## Goal:
Copy out the listing that follows exactly, dropping every picture.

Figure scripts

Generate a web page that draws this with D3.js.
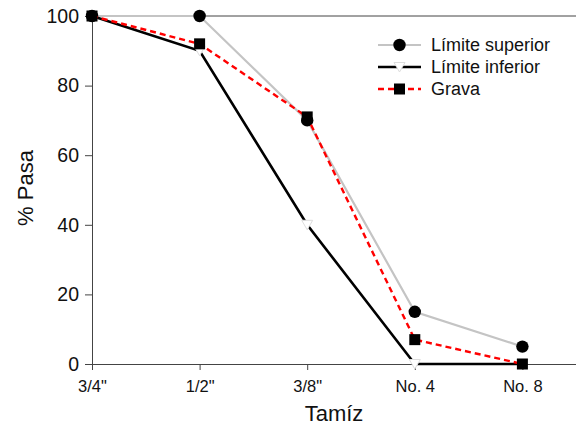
<!DOCTYPE html>
<html lang="en">
<head>
<meta charset="UTF-8">
<title>Tamiz</title>
<script src="https://d3js.org/d3.v7.min.js"></script>
<style>
  body { margin: 0; background: #fff; }
  svg { display: block; font-family: "Liberation Sans", Arial, sans-serif; }
</style>
</head>
<body>
<svg id="chart" width="576" height="427"></svg>
<script>
// sieve names and passing percentages
var tamices = ['3/4"', '1/2"', '3/8"', "No. 4", "No. 8"];
var superior = [100, 100, 70, 15, 5];
var inferior = [100, 90, 40, 0, 0];
var grava = [100, 92, 71, 7, 0];
var yTicks = [0, 20, 40, 60, 80, 100];

var svg = d3.select("#chart");
var plotLeft = 92, plotRight = 576, plotTop = 16, plotBottom = 364;

// x runs past the last sieve, the frame is cut by the image edge
var x = d3.scaleLinear().domain([0, 4.5]).range([plotLeft, plotLeft + 4.5 * 107.6]);
var y = d3.scaleLinear().domain([0, 100]).range([plotBottom, plotTop]);

// frame top line
svg.append("line")
    .attr("x1", plotLeft).attr("x2", plotRight)
    .attr("y1", y(100)).attr("y2", y(100))
    .attr("stroke", "#444").attr("stroke-width", 1);

var yAxis = svg.append("g")
    .attr("transform", "translate(" + plotLeft + ",0)")
    .call(d3.axisLeft(y).tickValues(yTicks).tickSize(7).tickSizeOuter(0).tickPadding(6));
yAxis.select(".domain").attr("stroke", "#444");
yAxis.selectAll(".tick line").attr("stroke", "#444");
yAxis.selectAll("text").attr("font-size", 19.5).attr("fill", "#111");

var xAxis = svg.append("g")
    .attr("transform", "translate(0," + plotBottom + ")")
    .call(d3.axisBottom(x).tickValues(d3.range(tamices.length))
        .tickFormat(i => tamices[i]).tickSize(6).tickSizeOuter(0).tickPadding(10));
xAxis.select(".domain").attr("stroke", "#444");
xAxis.selectAll(".tick line").attr("stroke", "#444");
xAxis.selectAll("text").attr("font-size", 16.5).attr("fill", "#111");

svg.append("text")
    .attr("x", 334).attr("y", 421)
    .attr("text-anchor", "middle")
    .attr("font-size", 22)
    .attr("fill", "#111")
    .text("Tamíz");

svg.append("text")
    .attr("transform", "translate(33,188) rotate(-90)")
    .attr("text-anchor", "middle")
    .attr("font-size", 22)
    .attr("fill", "#111")
    .text("% Pasa");

var line = d3.line().x((d, i) => x(i)).y(d => y(d));

var series = [
    { name: "Límite superior", values: superior, color: "#c4c4c4", width: 2.2, dash: null, marker: "circle" },
    { name: "Límite inferior", values: inferior, color: "#000", width: 2.6, dash: null, marker: "triangle" },
    { name: "Grava", values: grava, color: "#ff0000", width: 2.4, dash: "6,4", marker: "square" }
];

function drawMarker(g, type, cx, cy) {
    if (type == "circle") {
        g.append("circle").attr("cx", cx).attr("cy", cy).attr("r", 6.2).attr("fill", "#000");
    } else if (type == "square") {
        g.append("rect").attr("x", cx - 5.5).attr("y", cy - 5.5)
            .attr("width", 11).attr("height", 11).attr("fill", "#000");
    } else {
        g.append("path")
            .attr("d", "M" + (cx - 5.5) + "," + (cy - 4.5) + "L" + (cx + 5.5) + "," + (cy - 4.5) + "L" + cx + "," + (cy + 5) + "Z")
            .attr("fill", "#fff").attr("stroke", "#ddd").attr("stroke-width", 1);
    }
}

series.forEach(s => {
    var g = svg.append("g");
    g.append("path")
        .attr("d", line(s.values))
        .attr("fill", "none")
        .attr("stroke", s.color)
        .attr("stroke-width", s.width)
        .attr("stroke-dasharray", s.dash);
    s.values.forEach((v, i) => drawMarker(g, s.marker, x(i), y(v)));
});

// legend
var legend = svg.append("g");
series.forEach((s, i) => {
    var ly = 45 + i * 22;
    legend.append("line")
        .attr("x1", 378).attr("x2", 421)
        .attr("y1", ly).attr("y2", ly)
        .attr("stroke", s.color)
        .attr("stroke-width", s.width)
        .attr("stroke-dasharray", s.dash);
    drawMarker(legend, s.marker, 399.5, ly);
    legend.append("text")
        .attr("x", 431).attr("y", ly + 6)
        .attr("font-size", 18)
        .attr("fill", "#111")
        .text(s.name);
});
</script>
</body>
</html>
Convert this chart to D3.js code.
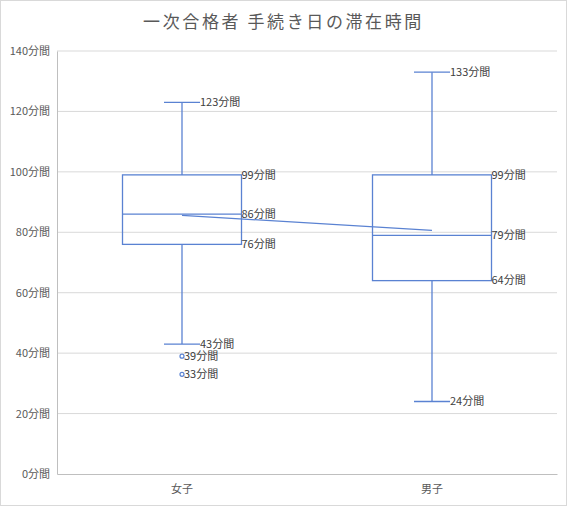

## The solution:
Generate a web page that draws this with D3.js.
<!DOCTYPE html>
<html lang="en">
<head>
<meta charset="UTF-8">
<title>Tamiz</title>
<script src="https://d3js.org/d3.v7.min.js"></script>
<style>
  body { margin: 0; background: #fff; }
  svg { display: block; font-family: "Liberation Sans", Arial, sans-serif; }
</style>
</head>
<body>
<svg id="chart" width="576" height="427"></svg>
<script>
// sieve names and passing percentages
var tamices = ['3/4"', '1/2"', '3/8"', "No. 4", "No. 8"];
var superior = [100, 100, 70, 15, 5];
var inferior = [100, 90, 40, 0, 0];
var grava = [100, 92, 71, 7, 0];
var yTicks = [0, 20, 40, 60, 80, 100];

var svg = d3.select("#chart");
var plotLeft = 92, plotRight = 576, plotTop = 16, plotBottom = 364;

// x runs past the last sieve, the frame is cut by the image edge
var x = d3.scaleLinear().domain([0, 4.5]).range([plotLeft, plotLeft + 4.5 * 107.6]);
var y = d3.scaleLinear().domain([0, 100]).range([plotBottom, plotTop]);

// frame top line
svg.append("line")
    .attr("x1", plotLeft).attr("x2", plotRight)
    .attr("y1", y(100)).attr("y2", y(100))
    .attr("stroke", "#444").attr("stroke-width", 1);

var yAxis = svg.append("g")
    .attr("transform", "translate(" + plotLeft + ",0)")
    .call(d3.axisLeft(y).tickValues(yTicks).tickSize(7).tickSizeOuter(0).tickPadding(6));
yAxis.select(".domain").attr("stroke", "#444");
yAxis.selectAll(".tick line").attr("stroke", "#444");
yAxis.selectAll("text").attr("font-size", 19.5).attr("fill", "#111");

var xAxis = svg.append("g")
    .attr("transform", "translate(0," + plotBottom + ")")
    .call(d3.axisBottom(x).tickValues(d3.range(tamices.length))
        .tickFormat(i => tamices[i]).tickSize(6).tickSizeOuter(0).tickPadding(10));
xAxis.select(".domain").attr("stroke", "#444");
xAxis.selectAll(".tick line").attr("stroke", "#444");
xAxis.selectAll("text").attr("font-size", 16.5).attr("fill", "#111");

svg.append("text")
    .attr("x", 334).attr("y", 421)
    .attr("text-anchor", "middle")
    .attr("font-size", 22)
    .attr("fill", "#111")
    .text("Tamíz");

svg.append("text")
    .attr("transform", "translate(33,188) rotate(-90)")
    .attr("text-anchor", "middle")
    .attr("font-size", 22)
    .attr("fill", "#111")
    .text("% Pasa");

var line = d3.line().x((d, i) => x(i)).y(d => y(d));

var series = [
    { name: "Límite superior", values: superior, color: "#c4c4c4", width: 2.2, dash: null, marker: "circle" },
    { name: "Límite inferior", values: inferior, color: "#000", width: 2.6, dash: null, marker: "triangle" },
    { name: "Grava", values: grava, color: "#ff0000", width: 2.4, dash: "6,4", marker: "square" }
];

function drawMarker(g, type, cx, cy) {
    if (type == "circle") {
        g.append("circle").attr("cx", cx).attr("cy", cy).attr("r", 6.2).attr("fill", "#000");
    } else if (type == "square") {
        g.append("rect").attr("x", cx - 5.5).attr("y", cy - 5.5)
            .attr("width", 11).attr("height", 11).attr("fill", "#000");
    } else {
        g.append("path")
            .attr("d", "M" + (cx - 5.5) + "," + (cy - 4.5) + "L" + (cx + 5.5) + "," + (cy - 4.5) + "L" + cx + "," + (cy + 5) + "Z")
            .attr("fill", "#fff").attr("stroke", "#ddd").attr("stroke-width", 1);
    }
}

series.forEach(s => {
    var g = svg.append("g");
    g.append("path")
        .attr("d", line(s.values))
        .attr("fill", "none")
        .attr("stroke", s.color)
        .attr("stroke-width", s.width)
        .attr("stroke-dasharray", s.dash);
    s.values.forEach((v, i) => drawMarker(g, s.marker, x(i), y(v)));
});

// legend
var legend = svg.append("g");
series.forEach((s, i) => {
    var ly = 45 + i * 22;
    legend.append("line")
        .attr("x1", 378).attr("x2", 421)
        .attr("y1", ly).attr("y2", ly)
        .attr("stroke", s.color)
        .attr("stroke-width", s.width)
        .attr("stroke-dasharray", s.dash);
    drawMarker(legend, s.marker, 399.5, ly);
    legend.append("text")
        .attr("x", 431).attr("y", ly + 6)
        .attr("font-size", 18)
        .attr("fill", "#111")
        .text(s.name);
});
</script>
</body>
</html>
Convert this chart to D3.js code.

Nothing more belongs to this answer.